__Problem description__
Reproduce the full listing below unchanged, apart from the pictures.

__Data excerpt__
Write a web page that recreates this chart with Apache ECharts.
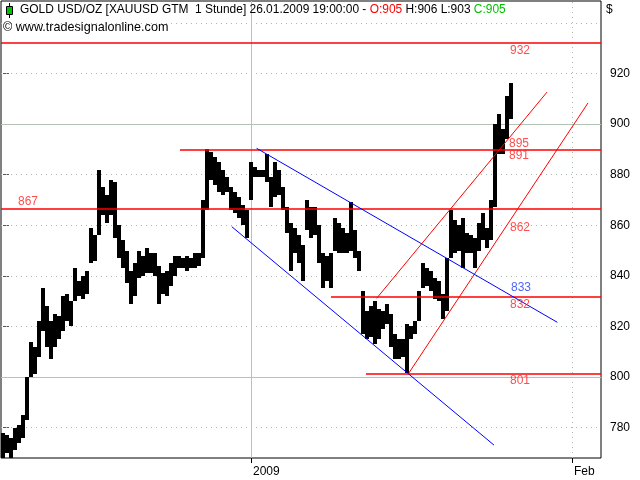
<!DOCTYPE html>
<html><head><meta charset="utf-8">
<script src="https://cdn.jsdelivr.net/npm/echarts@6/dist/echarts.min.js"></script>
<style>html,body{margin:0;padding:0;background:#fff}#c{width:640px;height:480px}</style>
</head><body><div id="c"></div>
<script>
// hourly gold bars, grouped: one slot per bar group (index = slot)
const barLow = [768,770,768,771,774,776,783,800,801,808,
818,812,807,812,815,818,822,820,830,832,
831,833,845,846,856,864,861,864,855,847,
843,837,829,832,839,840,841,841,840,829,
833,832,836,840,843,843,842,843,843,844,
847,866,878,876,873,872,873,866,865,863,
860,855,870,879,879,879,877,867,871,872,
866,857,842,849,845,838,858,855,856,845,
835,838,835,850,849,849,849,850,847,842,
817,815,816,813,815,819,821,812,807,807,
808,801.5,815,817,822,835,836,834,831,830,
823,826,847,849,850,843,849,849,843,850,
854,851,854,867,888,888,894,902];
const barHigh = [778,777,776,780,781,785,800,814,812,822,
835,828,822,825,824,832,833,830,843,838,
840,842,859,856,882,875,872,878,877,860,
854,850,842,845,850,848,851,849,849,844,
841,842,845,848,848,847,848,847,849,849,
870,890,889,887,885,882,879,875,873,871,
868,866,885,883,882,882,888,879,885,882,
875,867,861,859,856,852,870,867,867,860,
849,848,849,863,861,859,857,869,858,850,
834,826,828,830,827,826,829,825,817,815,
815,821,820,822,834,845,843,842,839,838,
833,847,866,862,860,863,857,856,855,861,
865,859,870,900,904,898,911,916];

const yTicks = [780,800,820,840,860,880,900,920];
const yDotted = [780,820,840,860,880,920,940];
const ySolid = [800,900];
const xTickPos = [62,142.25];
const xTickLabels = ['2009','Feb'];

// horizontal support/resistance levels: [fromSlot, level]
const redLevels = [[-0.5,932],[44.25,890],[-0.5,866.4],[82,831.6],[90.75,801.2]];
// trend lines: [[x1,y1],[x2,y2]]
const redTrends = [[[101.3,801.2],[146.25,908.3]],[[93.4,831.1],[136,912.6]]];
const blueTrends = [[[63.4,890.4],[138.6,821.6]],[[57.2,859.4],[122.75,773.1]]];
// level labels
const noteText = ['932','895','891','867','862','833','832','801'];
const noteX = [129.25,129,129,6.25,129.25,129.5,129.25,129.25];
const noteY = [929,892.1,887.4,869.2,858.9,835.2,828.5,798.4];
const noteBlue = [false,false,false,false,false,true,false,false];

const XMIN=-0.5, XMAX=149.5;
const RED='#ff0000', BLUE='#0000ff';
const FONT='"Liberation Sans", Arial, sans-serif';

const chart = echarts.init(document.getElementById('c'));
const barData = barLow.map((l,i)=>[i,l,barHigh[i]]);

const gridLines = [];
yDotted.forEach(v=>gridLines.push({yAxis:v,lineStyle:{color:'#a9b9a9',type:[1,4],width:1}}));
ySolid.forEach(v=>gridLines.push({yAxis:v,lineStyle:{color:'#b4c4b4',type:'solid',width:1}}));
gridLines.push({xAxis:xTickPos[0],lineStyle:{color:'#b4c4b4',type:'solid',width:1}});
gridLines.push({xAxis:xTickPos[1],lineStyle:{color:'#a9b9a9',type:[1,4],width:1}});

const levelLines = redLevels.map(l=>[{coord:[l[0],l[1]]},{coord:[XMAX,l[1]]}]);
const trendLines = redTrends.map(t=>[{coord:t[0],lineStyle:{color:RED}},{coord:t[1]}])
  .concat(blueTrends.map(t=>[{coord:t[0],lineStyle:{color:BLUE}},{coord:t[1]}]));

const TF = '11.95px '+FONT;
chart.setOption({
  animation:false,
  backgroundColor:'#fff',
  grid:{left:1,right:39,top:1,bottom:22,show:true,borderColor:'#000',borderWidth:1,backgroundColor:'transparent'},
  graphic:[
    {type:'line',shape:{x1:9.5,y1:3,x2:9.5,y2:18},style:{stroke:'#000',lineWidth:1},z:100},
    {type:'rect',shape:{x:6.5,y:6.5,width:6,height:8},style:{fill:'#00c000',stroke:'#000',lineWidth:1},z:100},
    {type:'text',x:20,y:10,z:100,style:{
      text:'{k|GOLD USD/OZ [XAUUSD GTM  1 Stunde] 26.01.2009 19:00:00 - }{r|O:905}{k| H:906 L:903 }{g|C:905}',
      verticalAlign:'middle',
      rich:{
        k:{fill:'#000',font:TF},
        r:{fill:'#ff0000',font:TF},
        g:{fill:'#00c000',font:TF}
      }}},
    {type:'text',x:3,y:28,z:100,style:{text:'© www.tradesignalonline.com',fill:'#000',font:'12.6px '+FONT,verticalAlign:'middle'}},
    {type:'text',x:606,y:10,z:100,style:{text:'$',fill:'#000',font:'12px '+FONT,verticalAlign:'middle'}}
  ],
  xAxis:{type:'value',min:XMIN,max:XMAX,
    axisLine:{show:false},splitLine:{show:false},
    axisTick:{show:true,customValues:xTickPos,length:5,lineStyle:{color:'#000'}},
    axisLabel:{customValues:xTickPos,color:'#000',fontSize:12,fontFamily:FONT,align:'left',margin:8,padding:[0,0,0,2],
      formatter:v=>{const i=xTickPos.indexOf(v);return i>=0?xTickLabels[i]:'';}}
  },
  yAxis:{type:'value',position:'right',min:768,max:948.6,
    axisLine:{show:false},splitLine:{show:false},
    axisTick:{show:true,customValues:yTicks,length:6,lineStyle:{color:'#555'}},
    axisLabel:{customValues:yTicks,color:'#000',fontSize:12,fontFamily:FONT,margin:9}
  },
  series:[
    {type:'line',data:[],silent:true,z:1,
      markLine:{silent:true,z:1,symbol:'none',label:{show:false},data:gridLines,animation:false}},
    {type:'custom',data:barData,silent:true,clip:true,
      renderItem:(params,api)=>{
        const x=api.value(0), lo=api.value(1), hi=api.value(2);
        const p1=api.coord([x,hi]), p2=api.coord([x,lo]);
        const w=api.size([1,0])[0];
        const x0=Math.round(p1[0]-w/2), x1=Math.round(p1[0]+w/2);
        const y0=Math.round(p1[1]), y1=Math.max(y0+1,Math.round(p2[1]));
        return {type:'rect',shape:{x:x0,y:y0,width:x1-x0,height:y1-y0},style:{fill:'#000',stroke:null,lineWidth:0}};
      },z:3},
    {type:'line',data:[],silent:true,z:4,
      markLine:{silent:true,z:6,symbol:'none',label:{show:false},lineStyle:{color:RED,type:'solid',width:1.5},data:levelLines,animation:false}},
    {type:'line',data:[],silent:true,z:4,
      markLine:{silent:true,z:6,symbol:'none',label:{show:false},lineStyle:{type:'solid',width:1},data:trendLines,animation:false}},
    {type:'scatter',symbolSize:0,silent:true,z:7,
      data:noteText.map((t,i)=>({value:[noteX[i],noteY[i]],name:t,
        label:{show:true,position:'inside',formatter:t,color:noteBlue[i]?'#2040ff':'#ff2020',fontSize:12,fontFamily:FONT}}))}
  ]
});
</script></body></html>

__Solution to the exercise__
Write a web page that recreates this chart with Apache ECharts.
<!DOCTYPE html>
<html><head><meta charset="utf-8">
<script src="https://cdn.jsdelivr.net/npm/echarts@6/dist/echarts.min.js"></script>
<style>html,body{margin:0;padding:0;background:#fff}#c{width:640px;height:480px}</style>
</head><body><div id="c"></div>
<script>
// hourly gold bars, grouped: one slot per bar group (index = slot)
const barLow = [768,770,768,771,774,776,783,800,801,808,
818,812,807,812,815,818,822,820,830,832,
831,833,845,846,856,864,861,864,855,847,
843,837,829,832,839,840,841,841,840,829,
833,832,836,840,843,843,842,843,843,844,
847,866,878,876,873,872,873,866,865,863,
860,855,870,879,879,879,877,867,871,872,
866,857,842,849,845,838,858,855,856,845,
835,838,835,850,849,849,849,850,847,842,
817,815,816,813,815,819,821,812,807,807,
808,801.5,815,817,822,835,836,834,831,830,
823,826,847,849,850,843,849,849,843,850,
854,851,854,867,888,888,894,902];
const barHigh = [778,777,776,780,781,785,800,814,812,822,
835,828,822,825,824,832,833,830,843,838,
840,842,859,856,882,875,872,878,877,860,
854,850,842,845,850,848,851,849,849,844,
841,842,845,848,848,847,848,847,849,849,
870,890,889,887,885,882,879,875,873,871,
868,866,885,883,882,882,888,879,885,882,
875,867,861,859,856,852,870,867,867,860,
849,848,849,863,861,859,857,869,858,850,
834,826,828,830,827,826,829,825,817,815,
815,821,820,822,834,845,843,842,839,838,
833,847,866,862,860,863,857,856,855,861,
865,859,870,900,904,898,911,916];

const yTicks = [780,800,820,840,860,880,900,920];
const yDotted = [780,820,840,860,880,920,940];
const ySolid = [800,900];
const xTickPos = [62,142.25];
const xTickLabels = ['2009','Feb'];

// horizontal support/resistance levels: [fromSlot, level]
const redLevels = [[-0.5,932],[44.25,890],[-0.5,866.4],[82,831.6],[90.75,801.2]];
// trend lines: [[x1,y1],[x2,y2]]
const redTrends = [[[101.3,801.2],[146.25,908.3]],[[93.4,831.1],[136,912.6]]];
const blueTrends = [[[63.4,890.4],[138.6,821.6]],[[57.2,859.4],[122.75,773.1]]];
// level labels
const noteText = ['932','895','891','867','862','833','832','801'];
const noteX = [129.25,129,129,6.25,129.25,129.5,129.25,129.25];
const noteY = [929,892.1,887.4,869.2,858.9,835.2,828.5,798.4];
const noteBlue = [false,false,false,false,false,true,false,false];

const XMIN=-0.5, XMAX=149.5;
const RED='#ff0000', BLUE='#0000ff';
const FONT='"Liberation Sans", Arial, sans-serif';

const chart = echarts.init(document.getElementById('c'));
const barData = barLow.map((l,i)=>[i,l,barHigh[i]]);

const gridLines = [];
yDotted.forEach(v=>gridLines.push({yAxis:v,lineStyle:{color:'#a9b9a9',type:[1,4],width:1}}));
ySolid.forEach(v=>gridLines.push({yAxis:v,lineStyle:{color:'#b4c4b4',type:'solid',width:1}}));
gridLines.push({xAxis:xTickPos[0],lineStyle:{color:'#b4c4b4',type:'solid',width:1}});
gridLines.push({xAxis:xTickPos[1],lineStyle:{color:'#a9b9a9',type:[1,4],width:1}});

const levelLines = redLevels.map(l=>[{coord:[l[0],l[1]]},{coord:[XMAX,l[1]]}]);
const trendLines = redTrends.map(t=>[{coord:t[0],lineStyle:{color:RED}},{coord:t[1]}])
  .concat(blueTrends.map(t=>[{coord:t[0],lineStyle:{color:BLUE}},{coord:t[1]}]));

const TF = '11.95px '+FONT;
chart.setOption({
  animation:false,
  backgroundColor:'#fff',
  grid:{left:1,right:39,top:1,bottom:22,show:true,borderColor:'#000',borderWidth:1,backgroundColor:'transparent'},
  graphic:[
    {type:'line',shape:{x1:9.5,y1:3,x2:9.5,y2:18},style:{stroke:'#000',lineWidth:1},z:100},
    {type:'rect',shape:{x:6.5,y:6.5,width:6,height:8},style:{fill:'#00c000',stroke:'#000',lineWidth:1},z:100},
    {type:'text',x:20,y:10,z:100,style:{
      text:'{k|GOLD USD/OZ [XAUUSD GTM  1 Stunde] 26.01.2009 19:00:00 - }{r|O:905}{k| H:906 L:903 }{g|C:905}',
      verticalAlign:'middle',
      rich:{
        k:{fill:'#000',font:TF},
        r:{fill:'#ff0000',font:TF},
        g:{fill:'#00c000',font:TF}
      }}},
    {type:'text',x:3,y:28,z:100,style:{text:'© www.tradesignalonline.com',fill:'#000',font:'12.6px '+FONT,verticalAlign:'middle'}},
    {type:'text',x:606,y:10,z:100,style:{text:'$',fill:'#000',font:'12px '+FONT,verticalAlign:'middle'}}
  ],
  xAxis:{type:'value',min:XMIN,max:XMAX,
    axisLine:{show:false},splitLine:{show:false},
    axisTick:{show:true,customValues:xTickPos,length:5,lineStyle:{color:'#000'}},
    axisLabel:{customValues:xTickPos,color:'#000',fontSize:12,fontFamily:FONT,align:'left',margin:8,padding:[0,0,0,2],
      formatter:v=>{const i=xTickPos.indexOf(v);return i>=0?xTickLabels[i]:'';}}
  },
  yAxis:{type:'value',position:'right',min:768,max:948.6,
    axisLine:{show:false},splitLine:{show:false},
    axisTick:{show:true,customValues:yTicks,length:6,lineStyle:{color:'#555'}},
    axisLabel:{customValues:yTicks,color:'#000',fontSize:12,fontFamily:FONT,margin:9}
  },
  series:[
    {type:'line',data:[],silent:true,z:1,
      markLine:{silent:true,z:1,symbol:'none',label:{show:false},data:gridLines,animation:false}},
    {type:'custom',data:barData,silent:true,clip:true,
      renderItem:(params,api)=>{
        const x=api.value(0), lo=api.value(1), hi=api.value(2);
        const p1=api.coord([x,hi]), p2=api.coord([x,lo]);
        const w=api.size([1,0])[0];
        const x0=Math.round(p1[0]-w/2), x1=Math.round(p1[0]+w/2);
        const y0=Math.round(p1[1]), y1=Math.max(y0+1,Math.round(p2[1]));
        return {type:'rect',shape:{x:x0,y:y0,width:x1-x0,height:y1-y0},style:{fill:'#000',stroke:null,lineWidth:0}};
      },z:3},
    {type:'line',data:[],silent:true,z:4,
      markLine:{silent:true,z:6,symbol:'none',label:{show:false},lineStyle:{color:RED,type:'solid',width:1.5},data:levelLines,animation:false}},
    {type:'line',data:[],silent:true,z:4,
      markLine:{silent:true,z:6,symbol:'none',label:{show:false},lineStyle:{type:'solid',width:1},data:trendLines,animation:false}},
    {type:'scatter',symbolSize:0,silent:true,z:7,
      data:noteText.map((t,i)=>({value:[noteX[i],noteY[i]],name:t,
        label:{show:true,position:'inside',formatter:t,color:noteBlue[i]?'#2040ff':'#ff2020',fontSize:12,fontFamily:FONT}}))}
  ]
});
</script></body></html>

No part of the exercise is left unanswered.